Die Wahlanfechtung muss innerhalb von zwei Wochen nach Bekanntgabe des Wahlergebnisses erfolgen. Dabei muss der Wahlanfechtungsantrag innerhalb dieser zwei Wochen beim zuständigen Arbeitsgericht eingehen. Wird diese kurze Frist versäumt, scheidet die Anfechtung der Wahl bereits aus formellen Gründen aus.

II. Verstöße gegen die Geschlechterquote

Nach § 15 Abs. 2 BetrVG muss das Geschlecht, das in der Belegschaft in der Minderheit ist, mindestens entsprechend seinem zahlenmäßigen Verhältnis im Betriebsrat vertreten sein, wenn dieser aus mindestens drei Mitgliedern besteht. Die Vorschrift wird ergänzt durch § 3 Abs. 2 Nr. 5 Wahlordnung zum BetrVG. Dort ist geregelt, dass das Wahlausschreiben entsprechende Angaben zum Minderheitengeschlecht enthalten muss.

Das BAG hat zunächst klargestellt, dass es sich bei diesen Vorgaben aus der Wahlordnung und dem BetrVG um wesentliche Vorschriften über das Wahlverfahren handelt. Wird gegen diese Vorschriften verstoßen, handelt es sich also um einen Verfahrensverstoß, der grundsätzlich die Anfechtung rechtfertigen kann.

In dem Wahlausschreiben wurden die Angaben zum Minderheitengeschlecht widersprüchlich angegeben. In der Minderheit waren im Betrieb des Arbeitgebers die Männer, die nur mit 124 Personen vertreten waren. Nach § 15 Abs. 2 BetrVG, § 5 Wahlordnung hätte das Wahlausschreiben also darauf verweisen müssen, dass die Männer mit mindestens zwei Sitzen im Betriebsrat vertreten sein müssen. Nur diese Angabe war erforderlich. In dem hier streitigen Wahlausschreiben heißt es dagegen, „danach müssen mindesten 9 Frauen / 2 Männer (nicht Zutreffendes streichen) dem Betriebsrat angehören“. Zu wählen waren aber nicht „mindestens 9 Frauen“. Richtigerweise hätte der Wahlvorstand in dem formularmäßigen Wahlausschreiben bei Frauen, die im zahlenmäßigen Verhältnis in der Belegschaft stärker vertreten sind, nicht die Zahl neun einfügen dürfen, sondern stattdessen den Passus „mindestens … Frauen“ vollständig streichen müssen.

Der Hinweis, es müssten „mindestens 9 Frauen / 2 Männer“ dem Betriebsrat angehören, konnte aus Sicht der wahlberechtigten Arbeitnehmer des Betriebes nicht mit der erforderlichen Eindeutigkeit verstanden werden. Es war nicht klar, worauf sich der Minderheitenschutz nun beziehen sollte.

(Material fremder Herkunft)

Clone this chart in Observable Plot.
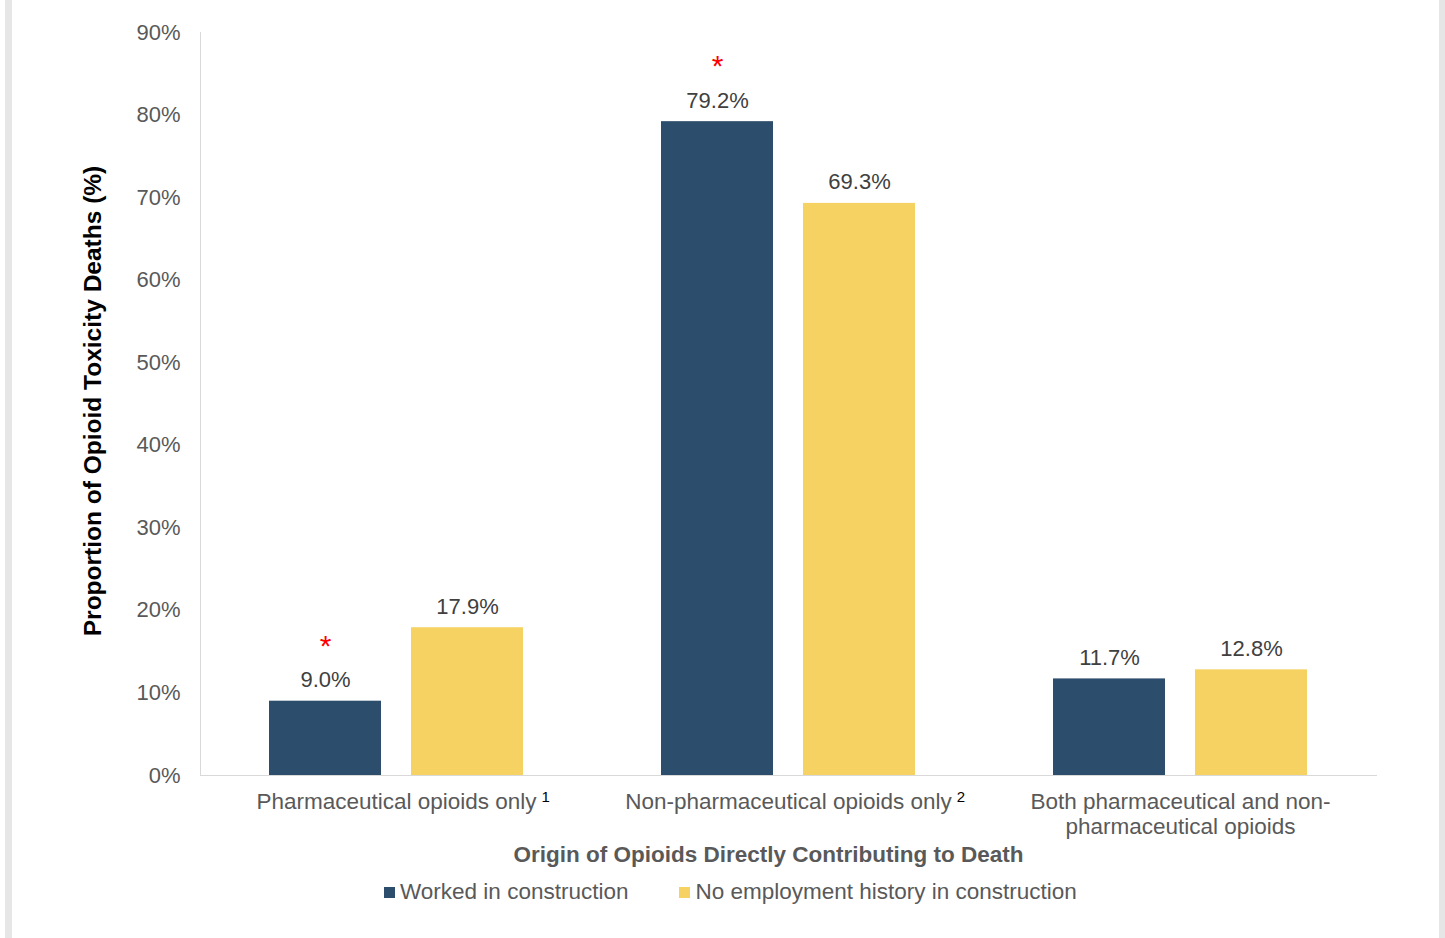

Der Verstoß war auch geeignet, das Wahlverhalten der Arbeitnehmer und damit das Ergebnis der Betriebsratswahl zu beeinflussen. Es kann hier nicht ausgeschlossen werden, dass weitere Vorschlagslisten eingebracht worden wären, wenn das Wahlausschreiben nicht den fehlerhaften Hinweis enthalten hätte, dass mindestens neun Frauen in den Betriebsrat zu wählen sind. Es ist insbesondere nach Auffassung des BAG keineswegs fernliegend, dass durch den unzutreffenden Hinweis männliche Bewerber von einer – als wenig aussichtsreich erscheinenden – Kandidatur abgehalten wurden.

Fazit:

Auf den Inhalt des Wahlausschreibens ist besonders zu achten. Inhaltliche Fehler können zur Anfechtbarkeit der Wahl führen. Wird die Wahl dann erfolgreich angefochten, muss sie insgesamt neu durchgeführt werden. Diese Unsicherheiten sollte man von vornherein ausschließen.